A side-issue that could be critical to Torbreck's future is the story of the 2009 The Laird. Somehow, the wine in the barrels gradually became spoilt, according to Powell. He says the volatile acidity crept up to unacceptable levels, and he pronounced the wine unfit to be sold as The Laird, at $900 a bottle. That this could be allowed to happen to such a valuable wine is incredible, but the upshot is that Powell believes the Torbreck business is unprofitable without a Laird to sell. The Laird is sold at five years of age, so the '09 would have been due out next year. Although there are good wines from 2010 and 2012 waiting in the wings, the intervening 2011 vintage was so poor in the Barossa that no Laird was made.
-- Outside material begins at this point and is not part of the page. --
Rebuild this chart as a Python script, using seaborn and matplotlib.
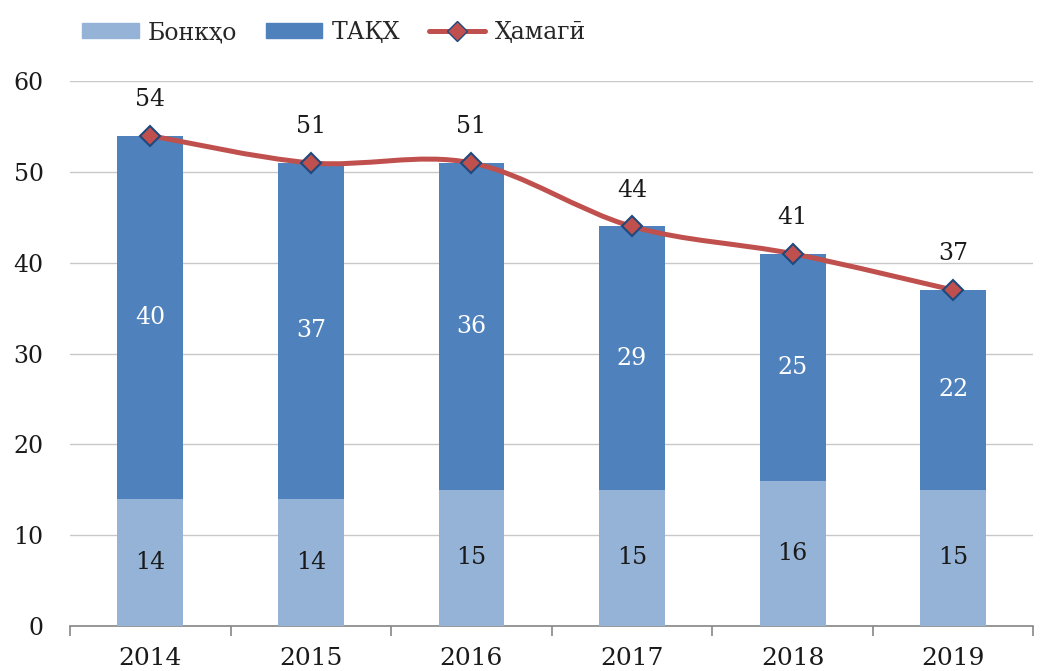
import numpy as np
import pandas as pd
import matplotlib
matplotlib.use('Agg')
import matplotlib.pyplot as plt
import seaborn as sns
from matplotlib.path import Path
from matplotlib.patches import PathPatch
from matplotlib.lines import Line2D
from matplotlib.patches import Patch

# Data
years = ['2014', '2015', '2016', '2017', '2018', '2019']
bonkho = [14, 14, 15, 15, 16, 15]
takx = [40, 37, 36, 29, 25, 22]
total = [54, 51, 51, 44, 41, 37]

c_light = '#95B3D7'
c_dark = '#4F81BD'
c_line = '#C0504D'

sns.set_theme(style='white')
plt.rcParams['font.family'] = ['DejaVu Serif']

df = pd.DataFrame({'year': years, 'bonkho': bonkho, 'takx': takx, 'total': total})

fig = plt.figure(figsize=(10.46, 6.71), dpi=100)
ax = fig.add_axes([0.067, 0.067, 0.921, 0.812])

bw = 0.41
sns.barplot(data=df, x='year', y='total', color=c_dark, width=bw, ax=ax,
            saturation=1, linewidth=0, zorder=2)
sns.barplot(data=df, x='year', y='bonkho', color=c_light, width=bw, ax=ax,
            saturation=1, linewidth=0, zorder=3)

# smooth line via Catmull-Rom bezier segments
x = np.arange(len(years), dtype=float)
y = np.array(total, dtype=float)
verts = [(x[0], y[0])]
codes = [Path.MOVETO]
for i in range(len(x) - 1):
    p0 = (x[i - 1], y[i - 1]) if i > 0 else (x[i], y[i])
    p1 = (x[i], y[i])
    p2 = (x[i + 1], y[i + 1])
    p3 = (x[i + 2], y[i + 2]) if i + 2 < len(x) else p2
    t = 1 / 6
    c1 = (p1[0] + (p2[0] - p0[0]) * t, p1[1] + (p2[1] - p0[1]) * t)
    c2 = (p2[0] - (p3[0] - p1[0]) * t, p2[1] - (p3[1] - p1[1]) * t)
    verts += [c1, c2, p2]
    codes += [Path.CURVE4] * 3
ax.add_patch(PathPatch(Path(verts, codes), facecolor='none', edgecolor=c_line,
                       lw=3.6, zorder=4, capstyle='round'))
ax.plot(x, y, linestyle='none', marker='D', markersize=10.5,
        markerfacecolor=c_line, markeredgecolor='#1F497D', markeredgewidth=1.5, zorder=5)

# labels
for i in range(len(years)):
    ax.text(x[i], bonkho[i] / 2, str(bonkho[i]), ha='center', va='center',
            fontsize=17, color='#1a1a1a', zorder=6)
    ax.text(x[i], bonkho[i] + takx[i] / 2, str(takx[i]), ha='center', va='center',
            fontsize=17, color='white', zorder=6)
    ax.text(x[i], total[i] + 4, str(total[i]), ha='center', va='center',
            fontsize=17, color='#1a1a1a', zorder=6)

ax.set_ylim(0, 60)
ax.set_xlim(-0.5, len(years) - 0.5)
ax.set_yticks(range(0, 61, 10))
ax.yaxis.grid(True, color='#C8C8C8', lw=1)
ax.set_axisbelow(True)
ax.set_xlabel('')
ax.set_ylabel('')
for s in ['left', 'right', 'top']:
    ax.spines[s].set_visible(False)
ax.spines['bottom'].set_color('#868686')
ax.spines['bottom'].set_linewidth(1.2)
ax.set_xticks(np.arange(-0.5, len(years), 1), minor=True)
ax.tick_params(axis='x', which='minor', bottom=True, length=7, color='#868686', width=1.2)
ax.tick_params(axis='x', which='major', bottom=False, labelsize=18, pad=9, colors='#1a1a1a')
ax.tick_params(axis='y', left=False, labelsize=17, pad=13, colors='#1a1a1a')
ax.set_xticks(x)
ax.set_xticklabels(years)

handles = [Patch(color=c_light, label='Бонкҳо'),
           Patch(color=c_dark, label='ТАҚХ'),
           Line2D([0], [0], color=c_line, lw=3.6, marker='D', markersize=10.5,
                  markerfacecolor=c_line, markeredgecolor='#1F497D', label='Ҳамагӣ')]
fig.legend(handles=handles, loc='upper left', bbox_to_anchor=(0.058, 1.0), ncol=3,
           frameon=False, fontsize=17, handlelength=2.4, handleheight=0.6,
           columnspacing=1.2, handletextpad=0.4)

fig.savefig('out.png', dpi=100)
This could further compromise the business, which will face another year without a Laird to sell in 2016. The Laird in a good year runs to 400 dozen. "No Laird, no profit," says Powell.

Kight did not address this question directly, but replied: "Regarding The Laird, Torbreck has a release schedule and we will follow that schedule when making any announcements regarding any of our wines."

Powell believes - as do many others - Torbreck without him is not really Torbreck; that the fortunes of the winery hinge on his personal following. Time will tell if he is correct. Time will also tell if grapegrowers will go with Powell to his next venture, or remain with Torbreck. For Powell means to start up again, with his son Callum, who is studying winemaking.

"The hardest thing in all of this mess has been telling my two sons their inheritance is gone," says Powell.

Torbeck's board has announced winemaker Craig Isbel is staying on. Kight concludes: "We believe Torbreck's best wines are ahead of us. Dave was our key salesperson and there's no question we will feel his loss. Dave has gone well out of his way to make this even harder on his former associates than if he had left in a professional manner … this is a driven team, and it is even more driven today to prove that there is much more to Torbreck yet to come."